É verdade que, como dizia o ministro da propaganda do regime nazi, Goebbels, "uma mentira, pelo facto de ser repetida, acaba por se tornar uma verdade". E quando uma mentira se inscreve na memória colectiva, torna-se lei. Pior ainda, não hesita em recorrer à força para se perpetuar.
A história está repleta destas imposturas erigidas em verdades. E verdades que foram durante muito tempo reduzidas a falsidades antes de triunfarem historicamente. Galileu foi uma falsidade aos olhos dos poderes absolutistas reais e eclesiásticos, antes de se tornar uma certeza científica aos olhos do conhecimento universal. "E, no entanto, está a girar", disse aos seus detractores no tribunal da Inquisição, seguidores fanáticos da teoria geocêntrica.

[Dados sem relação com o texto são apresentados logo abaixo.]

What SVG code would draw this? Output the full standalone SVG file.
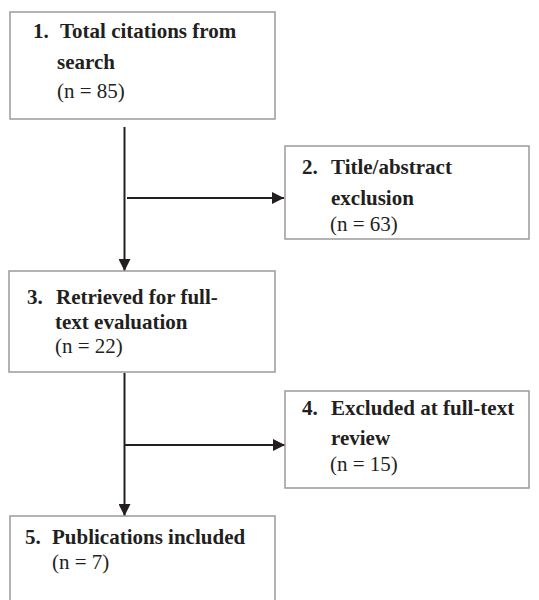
<svg xmlns="http://www.w3.org/2000/svg" width="539" height="600" viewBox="0 0 539 600">
<defs>
<marker id="ah" markerWidth="12" markerHeight="12" refX="12" refY="6" orient="auto" markerUnits="userSpaceOnUse">
<path d="M0,0 L12,6 L0,12 Z" fill="#231f20"/>
</marker>
</defs>
<style>
.box{fill:#fff;stroke:#9a9a9a;stroke-width:1.5}
.t{font-family:"Liberation Serif","Times New Roman",serif;font-size:21px;fill:#231f20}
.b{font-weight:bold}
.ln{stroke:#231f20;stroke-width:2;fill:none}
</style>
<rect width="539" height="600" fill="#fff"/>
<g id="connectors">
<line class="ln" x1="124.5" y1="127" x2="124.5" y2="271" marker-end="url(#ah)"/>
<line class="ln" x1="127" y1="198" x2="284" y2="198" marker-end="url(#ah)"/>
<line class="ln" x1="124.5" y1="373" x2="124.5" y2="516" marker-end="url(#ah)"/>
<line class="ln" x1="125" y1="445" x2="285" y2="445" marker-end="url(#ah)"/>
</g>
<g id="n1">
<rect class="box" x="10" y="12" width="265" height="107"/>
<text class="t b" x="33" y="38">1.</text>
<text class="t b" x="60" y="38">Total citations from</text>
<text class="t b" x="57" y="69">search</text>
<text class="t" x="57" y="98">(n = 85)</text>
</g>
<g id="n2">
<rect class="box" x="285" y="146" width="244" height="93"/>
<text class="t b" x="302" y="174">2.</text>
<text class="t b" x="331" y="174">Title/abstract</text>
<text class="t b" x="331" y="205">exclusion</text>
<text class="t" x="330" y="231">(n = 63)</text>
</g>
<g id="n3">
<rect class="box" x="9" y="271" width="266" height="101"/>
<text class="t b" x="27" y="304">3.</text>
<text class="t b" x="56" y="304">Retrieved for full-</text>
<text class="t b" x="55" y="329">text evaluation</text>
<text class="t" x="55" y="353">(n = 22)</text>
</g>
<g id="n4">
<rect class="box" x="285" y="391" width="244" height="97"/>
<text class="t b" x="302" y="415">4.</text>
<text class="t b" x="331" y="415">Excluded at full-text</text>
<text class="t b" x="331" y="445">review</text>
<text class="t" x="330" y="471">(n = 15)</text>
</g>
<g id="n5">
<rect class="box" x="10" y="516" width="265" height="90"/>
<text class="t b" x="25" y="544">5.</text>
<text class="t b" x="52" y="544">Publications included</text>
<text class="t" x="52" y="569">(n = 7)</text>
</g>
</svg>
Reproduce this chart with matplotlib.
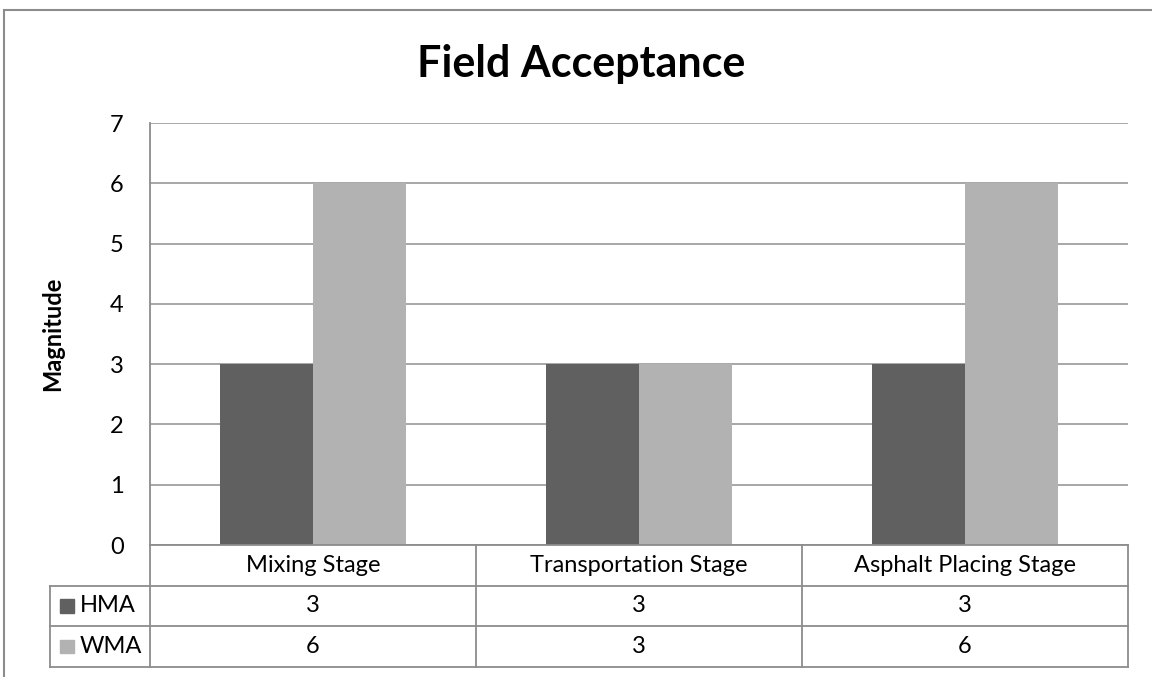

A falsificação da história é tão antiga como as colinas. Hoje em dia, muitos países cobrem-se com o manto da impostura. Postura histórica fraudulenta. A fraude histórica é obra de países desonestos. Recusam-se a cumprir honestamente o seu dever para com o tesouro público da História. Preferem utilizar a fraude histórica para roubar o passado a fim de tecer coroas para a sua glória actual usurpada. Os falsificadores de história agem impunemente para usurpar a memória colectiva, alistar os registos e pilhar o passado. Mais grave ainda, para anexar um país em nome de uma história fraudulentamente fabricada nas oficinas dos anais espúrios da mitologia. Para justificar o seu projecto de criação de um Estado, para impor a sua narrativa nacional construída à força de baionetas, rabiscada em letras manchadas com o sangue de povos injustiçados e maltratados. Para legitimar o seu colonialismo.
É o caso de Israel, o Estado pária que cometeu o pior assalto da história ao apoderar-se do território da Palestina. Um roubo (violação) perpetrado em nome de uma mitologia talmúdica erigida em verdade histórica. De facto, este Estado artificial (sacrificando o povo palestiniano), construído de raiz (historicamente remendado), a partir de fragmentos de indivíduos heterogéneos recolhidos nos guetos de vários países, comprou, com o dinheiro dos seus proxenetas, um povo mítico, heterogéneo e matizado, cujo único denominador comum é a religião judaica.
Actualmente, todos os historiadores honestos e conscienciosos concordam com esta verdade histórica. Como Marc Ferro demonstrou, não existe uma "raça judaica", uma vez que os judeus, isto é, as comunidades religiosas hebraicas, provêm de uma grande variedade de zonas geográficas e culturais. Por um lado, os judeus da Europa são descendentes dos khazares, tribos estabelecidas no Cáucaso, que se converteram ao judaísmo numa fase tardia da vida (por volta do século IX). Estes judeus caucasianos, que não eram de todo semitas, fundaram um império próspero, para onde afluíram muitos judeus da Mesopotâmia e de Bizâncio. Este império desmoronou-se no século XIII, devido à invasão dos mongóis e à epidemia de Peste Negra. Após o desaparecimento do Império Khazar, os judeus khazares espalharam-se pela Europa Central, nomeadamente na Polónia, Hungria e Alemanha. Por outro lado, havia os judeus sefarditas. Contrariamente à propaganda sionista, que afirma que estes judeus descendem directamente da Palestina após a destruição do Segundo Templo de Jerusalém, os sefarditas são berberes que se converteram ao judaísmo, como escreveu o historiador francês Marc Ferro no seu livro Les tabous de l'histoire (Os tabús da história – NdT). Este historiador demonstrou também que os judeus espanhóis eram de origem berbere e não da diáspora judaica.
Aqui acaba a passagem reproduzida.